### OBJECTIVE
Each line from the top of the listing through the one holding "import plotly.graph_objects as go" should be restated word for word, with nothing added and no pictures.

::: SUPPLIED DATA

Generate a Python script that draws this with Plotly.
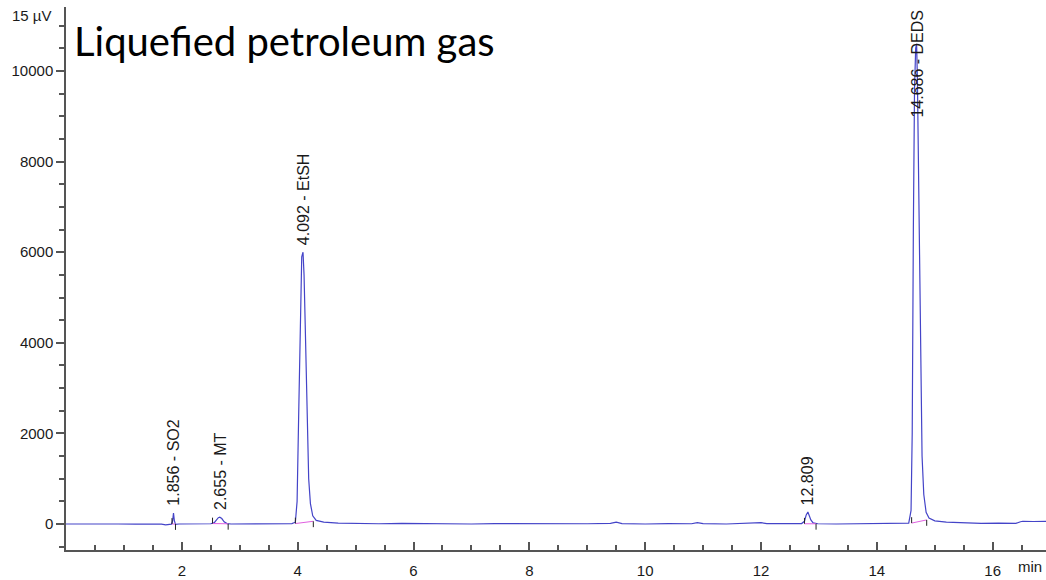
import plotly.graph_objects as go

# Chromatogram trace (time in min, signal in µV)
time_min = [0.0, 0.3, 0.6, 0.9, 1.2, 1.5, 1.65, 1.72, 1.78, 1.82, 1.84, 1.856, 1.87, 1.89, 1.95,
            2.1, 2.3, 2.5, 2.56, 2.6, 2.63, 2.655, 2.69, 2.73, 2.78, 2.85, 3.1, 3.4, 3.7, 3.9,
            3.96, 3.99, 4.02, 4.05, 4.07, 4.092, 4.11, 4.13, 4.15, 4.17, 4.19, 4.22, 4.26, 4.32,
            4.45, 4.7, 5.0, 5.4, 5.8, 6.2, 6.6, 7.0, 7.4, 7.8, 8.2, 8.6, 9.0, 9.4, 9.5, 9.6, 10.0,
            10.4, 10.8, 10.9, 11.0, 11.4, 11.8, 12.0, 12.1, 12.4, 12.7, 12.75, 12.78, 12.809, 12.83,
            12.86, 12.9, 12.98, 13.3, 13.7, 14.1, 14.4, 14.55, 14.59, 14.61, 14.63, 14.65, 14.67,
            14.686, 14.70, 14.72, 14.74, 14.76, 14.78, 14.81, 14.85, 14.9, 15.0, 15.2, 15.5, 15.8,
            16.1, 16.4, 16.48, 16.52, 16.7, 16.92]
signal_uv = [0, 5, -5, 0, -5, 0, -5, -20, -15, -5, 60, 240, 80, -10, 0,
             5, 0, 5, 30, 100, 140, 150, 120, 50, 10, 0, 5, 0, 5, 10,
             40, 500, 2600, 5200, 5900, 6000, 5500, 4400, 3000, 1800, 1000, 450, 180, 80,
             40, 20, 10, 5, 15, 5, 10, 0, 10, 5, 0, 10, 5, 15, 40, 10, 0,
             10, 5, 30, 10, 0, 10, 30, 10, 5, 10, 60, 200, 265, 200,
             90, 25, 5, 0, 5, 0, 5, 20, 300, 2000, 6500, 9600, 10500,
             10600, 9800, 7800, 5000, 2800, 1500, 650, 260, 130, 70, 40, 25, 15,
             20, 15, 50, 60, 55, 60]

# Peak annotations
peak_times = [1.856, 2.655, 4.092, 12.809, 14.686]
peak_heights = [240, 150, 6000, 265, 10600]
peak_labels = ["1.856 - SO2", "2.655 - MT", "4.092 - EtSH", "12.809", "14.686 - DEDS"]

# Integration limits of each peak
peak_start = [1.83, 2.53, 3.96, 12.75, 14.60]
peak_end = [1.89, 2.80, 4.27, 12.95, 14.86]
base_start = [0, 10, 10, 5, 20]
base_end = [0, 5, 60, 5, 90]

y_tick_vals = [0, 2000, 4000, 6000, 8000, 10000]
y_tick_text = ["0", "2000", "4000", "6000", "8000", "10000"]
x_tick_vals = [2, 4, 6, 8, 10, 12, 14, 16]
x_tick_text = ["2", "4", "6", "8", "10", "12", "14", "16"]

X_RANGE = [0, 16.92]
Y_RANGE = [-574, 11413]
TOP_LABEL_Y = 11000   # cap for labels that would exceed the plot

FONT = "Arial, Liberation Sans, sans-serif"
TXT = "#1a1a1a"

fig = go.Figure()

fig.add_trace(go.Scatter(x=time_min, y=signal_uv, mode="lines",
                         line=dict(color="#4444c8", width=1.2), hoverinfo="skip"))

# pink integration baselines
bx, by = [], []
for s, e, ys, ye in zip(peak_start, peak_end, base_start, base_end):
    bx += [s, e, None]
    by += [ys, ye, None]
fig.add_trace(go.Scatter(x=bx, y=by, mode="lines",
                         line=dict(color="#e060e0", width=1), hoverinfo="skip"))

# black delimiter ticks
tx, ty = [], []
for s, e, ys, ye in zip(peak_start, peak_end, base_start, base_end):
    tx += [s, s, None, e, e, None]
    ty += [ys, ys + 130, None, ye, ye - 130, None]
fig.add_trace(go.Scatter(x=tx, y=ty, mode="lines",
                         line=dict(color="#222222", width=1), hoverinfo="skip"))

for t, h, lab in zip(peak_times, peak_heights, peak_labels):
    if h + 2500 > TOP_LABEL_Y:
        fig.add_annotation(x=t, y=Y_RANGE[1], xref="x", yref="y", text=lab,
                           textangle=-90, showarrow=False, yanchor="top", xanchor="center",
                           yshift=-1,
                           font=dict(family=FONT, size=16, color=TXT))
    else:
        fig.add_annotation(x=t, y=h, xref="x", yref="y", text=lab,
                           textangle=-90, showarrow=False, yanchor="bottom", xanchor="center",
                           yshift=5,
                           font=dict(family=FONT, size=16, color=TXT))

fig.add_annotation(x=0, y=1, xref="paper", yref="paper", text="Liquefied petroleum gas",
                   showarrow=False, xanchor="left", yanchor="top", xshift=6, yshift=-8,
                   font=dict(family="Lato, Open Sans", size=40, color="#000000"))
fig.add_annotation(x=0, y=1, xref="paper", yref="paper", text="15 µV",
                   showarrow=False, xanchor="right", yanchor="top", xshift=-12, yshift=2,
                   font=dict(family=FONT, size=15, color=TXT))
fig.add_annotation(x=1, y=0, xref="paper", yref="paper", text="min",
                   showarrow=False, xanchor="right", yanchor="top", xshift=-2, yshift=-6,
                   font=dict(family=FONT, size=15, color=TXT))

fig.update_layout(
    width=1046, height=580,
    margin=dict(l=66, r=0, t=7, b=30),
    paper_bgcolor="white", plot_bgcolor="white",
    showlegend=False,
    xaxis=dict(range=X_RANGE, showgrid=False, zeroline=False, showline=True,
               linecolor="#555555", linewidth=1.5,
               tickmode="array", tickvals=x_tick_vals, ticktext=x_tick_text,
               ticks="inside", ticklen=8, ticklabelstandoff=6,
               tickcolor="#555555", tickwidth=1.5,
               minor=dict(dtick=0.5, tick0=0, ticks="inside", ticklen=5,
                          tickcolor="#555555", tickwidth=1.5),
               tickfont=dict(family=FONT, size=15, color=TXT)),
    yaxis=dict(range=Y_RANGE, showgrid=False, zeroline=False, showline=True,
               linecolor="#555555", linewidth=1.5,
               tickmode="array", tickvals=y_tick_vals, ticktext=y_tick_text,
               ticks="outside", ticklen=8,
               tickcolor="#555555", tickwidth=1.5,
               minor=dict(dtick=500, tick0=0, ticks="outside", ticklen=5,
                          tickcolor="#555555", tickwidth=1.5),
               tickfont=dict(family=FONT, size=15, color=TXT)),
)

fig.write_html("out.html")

::::::

### WRITTEN REPLY
Generate a Python script that draws this with Plotly.
import plotly.graph_objects as go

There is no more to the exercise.